4. Vertical Jumps with Headers

Take one step forward with your right leg. Slightly bend the left leg and push off the left foot to jump straight up. Remember the proper landing technique; accept the weight on the ball of your foot with a slight bend to the knee. Do 20 repetitions and switch sides.

5. Scissors Jump

Stand forward with hands at your side. Jump forward with your right leg. Keep your right knee over your ankle. Now, push off with your right foot and propel your left leg forward into a lunge position. Look at your positioning and make sure it is correct. Be sure your knee does not cave in or out. They should be stable and directly over the ankle. Remember the proper landing technique. Do 20 times.

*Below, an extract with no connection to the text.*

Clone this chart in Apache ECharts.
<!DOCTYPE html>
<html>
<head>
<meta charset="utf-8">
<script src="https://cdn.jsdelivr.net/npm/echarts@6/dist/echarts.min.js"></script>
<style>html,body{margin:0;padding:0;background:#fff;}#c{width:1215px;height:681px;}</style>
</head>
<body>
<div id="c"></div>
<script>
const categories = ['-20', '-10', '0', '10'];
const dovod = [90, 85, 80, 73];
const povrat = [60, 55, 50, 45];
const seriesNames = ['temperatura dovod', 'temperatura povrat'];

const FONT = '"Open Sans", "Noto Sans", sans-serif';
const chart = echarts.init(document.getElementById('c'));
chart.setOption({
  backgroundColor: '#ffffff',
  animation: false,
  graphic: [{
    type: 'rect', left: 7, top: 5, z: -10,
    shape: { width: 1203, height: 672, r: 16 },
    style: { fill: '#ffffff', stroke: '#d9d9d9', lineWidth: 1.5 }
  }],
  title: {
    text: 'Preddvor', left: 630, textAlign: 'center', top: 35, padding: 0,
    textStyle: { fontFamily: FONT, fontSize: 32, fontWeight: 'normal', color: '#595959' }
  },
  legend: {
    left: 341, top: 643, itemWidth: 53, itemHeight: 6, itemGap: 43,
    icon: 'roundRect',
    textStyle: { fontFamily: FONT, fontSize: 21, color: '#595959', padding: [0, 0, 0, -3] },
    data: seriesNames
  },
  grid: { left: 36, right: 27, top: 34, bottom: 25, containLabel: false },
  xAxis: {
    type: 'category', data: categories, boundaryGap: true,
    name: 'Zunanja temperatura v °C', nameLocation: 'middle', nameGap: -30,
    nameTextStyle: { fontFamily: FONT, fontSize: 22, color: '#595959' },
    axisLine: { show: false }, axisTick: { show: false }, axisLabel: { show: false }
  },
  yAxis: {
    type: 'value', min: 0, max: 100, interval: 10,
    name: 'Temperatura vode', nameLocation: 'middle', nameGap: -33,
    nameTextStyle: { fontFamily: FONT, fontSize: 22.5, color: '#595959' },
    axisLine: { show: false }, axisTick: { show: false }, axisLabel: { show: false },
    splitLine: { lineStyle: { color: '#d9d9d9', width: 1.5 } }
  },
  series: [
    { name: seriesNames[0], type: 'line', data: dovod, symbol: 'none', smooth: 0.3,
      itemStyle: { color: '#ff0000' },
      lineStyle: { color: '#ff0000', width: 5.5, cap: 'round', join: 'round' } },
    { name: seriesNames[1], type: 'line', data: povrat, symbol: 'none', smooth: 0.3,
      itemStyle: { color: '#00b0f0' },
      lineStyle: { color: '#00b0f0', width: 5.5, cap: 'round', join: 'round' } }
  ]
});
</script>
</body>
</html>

Agilities are the last portion of the program and involve proprioceptive training; that is, developing your sense of joint position. This allows you to train the knee joint to deal with situations encountered in a game. They are sport specific.

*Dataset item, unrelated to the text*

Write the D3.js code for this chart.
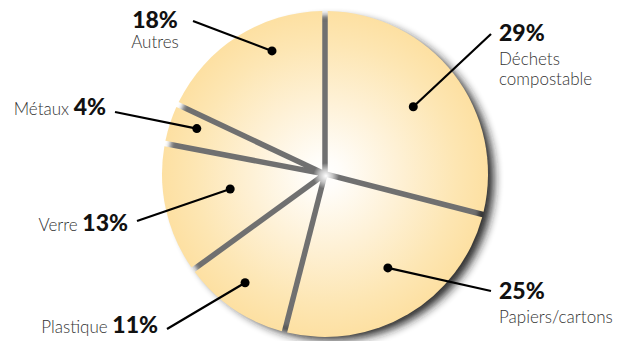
<!DOCTYPE html>
<html><head><meta charset="utf-8">
<script src="https://cdn.jsdelivr.net/npm/d3@7"></script>
<style>body{margin:0;background:#fff} svg{display:block}</style>
</head><body><svg id="c" width="624" height="341"></svg>
<script>
// ---- data ----
const categories = ["Déchets compostable", "Papiers/cartons", "Plastique", "Verre", "Métaux", "Autres"];
const values = [29, 25, 11, 13, 4, 18];
const percentLabels = ["29%", "25%", "11%", "13%", "4%", "18%"];
const nameLines = [["Déchets", "compostable"], ["Papiers/cartons"], ["Plastique"], ["Verre"], ["Métaux"], ["Autres"]];

// ---- layout (styling, not data) ----
const W = 624, H = 341;
const cx = 325, cy = 174, R = 163, gap = 5.5;
const labelMode = ["stackStart", "stackStart", "inline", "inline", "inline", "stackMid"];
const labelPos = [[499, 41], [499, 299], [158, 333], [128, 231], [106, 115], [155, 28]];
const lineStart = [[491, 34], [491, 291], [167, 329], [137, 221], [115, 112], [193, 21]];
const dotRadius = [111, 113, 135, 96, 136, 134];
const dotAngleShift = [0.5, -3.2, 2.1, 3.6, 1.5, 9.1]; // degrees

const svg = d3.select("#c");
const defs = svg.append("defs");

const grad = defs.append("radialGradient").attr("id", "sliceGrad")
  .attr("gradientUnits", "userSpaceOnUse").attr("cx", 0).attr("cy", 0).attr("r", R);
[[0, "#ffffff"], [0.1, "#fffdf9"], [0.45, "#fef1d6"], [0.8, "#fde6b3"], [1, "#fde0a2"]]
  .forEach(([o, c]) => grad.append("stop").attr("offset", o).attr("stop-color", c));

const glow = defs.append("radialGradient").attr("id", "glow");
[[0, "#ffffff", 1], [0.5, "#ffffff", 0.6], [1, "#ffffff", 0]]
  .forEach(([o, c, op]) => glow.append("stop").attr("offset", o).attr("stop-color", c).attr("stop-opacity", op));

function addBlur(id, sd) {
  const f = defs.append("filter").attr("id", id)
    .attr("x", "-15%").attr("y", "-15%").attr("width", "130%").attr("height", "130%");
  f.append("feGaussianBlur").attr("stdDeviation", sd);
}
addBlur("blurOuter", 5);
addBlur("blurInner", 2.5);

const pie = d3.pie().sort(null).value(d => d)(values);

// slice path with parallel-sided gaps (built with d3.path from pie angles)
function slicePath(d) {
  const a0 = d.startAngle, a1 = d.endAngle, th = a1 - a0, hw = gap / 2;
  const h = hw / Math.sin(th / 2), am = (a0 + a1) / 2;
  const dl = Math.asin(hw / R);
  const p = d3.path();
  p.moveTo(h * Math.sin(am), -h * Math.cos(am));
  p.lineTo(R * Math.sin(a0 + dl), -R * Math.cos(a0 + dl));
  p.arc(0, 0, R, a0 + dl - Math.PI / 2, a1 - dl - Math.PI / 2);
  p.closePath();
  return p.toString();
}

// dark cast shadow (lower right) + gray gap fill + central glow
svg.append("circle").attr("cx", cx + 8).attr("cy", cy + 5).attr("r", R - 2)
  .attr("fill", "#1e1e1e").attr("opacity", 0.95).attr("filter", "url(#blurOuter)");
svg.append("circle").attr("cx", cx + 1).attr("cy", cy + 1).attr("r", R - 5)
  .attr("fill", "#707070").attr("filter", "url(#blurInner)");
svg.append("circle").attr("cx", cx + 1).attr("cy", cy + 2).attr("r", 13).attr("fill", "url(#glow)");

const g = svg.append("g").attr("transform", `translate(${cx},${cy})`);
g.selectAll("path").data(pie).join("path")
  .attr("d", slicePath)
  .attr("fill", "url(#sliceGrad)");

// leader lines + dots
const dots = pie.map((d, i) => {
  const a = (d.startAngle + d.endAngle) / 2 + dotAngleShift[i] * Math.PI / 180;
  return [cx + dotRadius[i] * Math.sin(a), cy - dotRadius[i] * Math.cos(a)];
});
svg.append("g").selectAll("line").data(dots).join("line")
  .attr("x1", (d, i) => lineStart[i][0]).attr("y1", (d, i) => lineStart[i][1])
  .attr("x2", d => d[0]).attr("y2", d => d[1])
  .attr("stroke", "#000").attr("stroke-width", 2.2);
svg.append("g").selectAll("circle").data(dots).join("circle")
  .attr("cx", d => d[0]).attr("cy", d => d[1]).attr("r", 4.5).attr("fill", "#000");

// labels
const fontFam = "Lato, 'Open Sans', sans-serif";
categories.forEach((c, i) => {
  const [x, y] = labelPos[i];
  const mode = labelMode[i];
  if (mode === "inline") {
    const t = svg.append("text").attr("x", x).attr("y", y).attr("text-anchor", "end")
      .attr("font-family", fontFam);
    t.append("tspan").text(nameLines[i][0] + " ").attr("font-size", 17).attr("font-weight", 300).attr("fill", "#333");
    t.append("tspan").text(percentLabels[i]).attr("font-size", 23).attr("font-weight", 900).attr("fill", "#111");
  } else {
    const anchor = mode === "stackMid" ? "middle" : "start";
    svg.append("text").attr("x", x).attr("y", y).attr("text-anchor", anchor)
      .attr("font-family", fontFam).attr("font-size", 23).attr("font-weight", 900).attr("fill", "#111")
      .text(percentLabels[i]);
    nameLines[i].forEach((ln, k) => {
      svg.append("text").attr("x", x).attr("y", y + (mode === "stackMid" ? 20 : 24) + k * 19.5)
        .attr("text-anchor", anchor).attr("font-family", fontFam)
        .attr("font-size", 17).attr("font-weight", 300).attr("fill", "#333").text(ln);
    });
  }
});
</script></body></html>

1. Shuttle Run with Forward/Backward Running

Set up two lines of cones using eight to 10 cones total. The lines should be about 10 yards apart. Space them so that you will make a diagonal pattern as you run from one line to the other. Starting at the first cone, sprint forward to the second cone. Run backward to the third cone. Sprint forward to the fourth cone, and so on. It should take 30 to 60 seconds to run through the course. Perform three times.

2. Diagonal Run

Set up cones as described above. Face forward and run to the first cone on the left. Pivot off the right leg (outside foot) and run to the second cone. Now pivot off the left leg and continue onto the third cone. Make sure that the inside leg or the pivot leg does not cave in. Keep a slight bend to the knee and make sure the knee stays over the ankle joint. Perform three times.

3. Bounding Run

Starting on the near sideline, run to the far side with knees up toward chest. Bring your knees up high. Land on the ball of your foot. Keep a slight bend at the knee. Your hip should be level, rather than dipping to one side or the other. Increase the distance of the run as this exercise gets easier. Perform 30 to 60 seconds.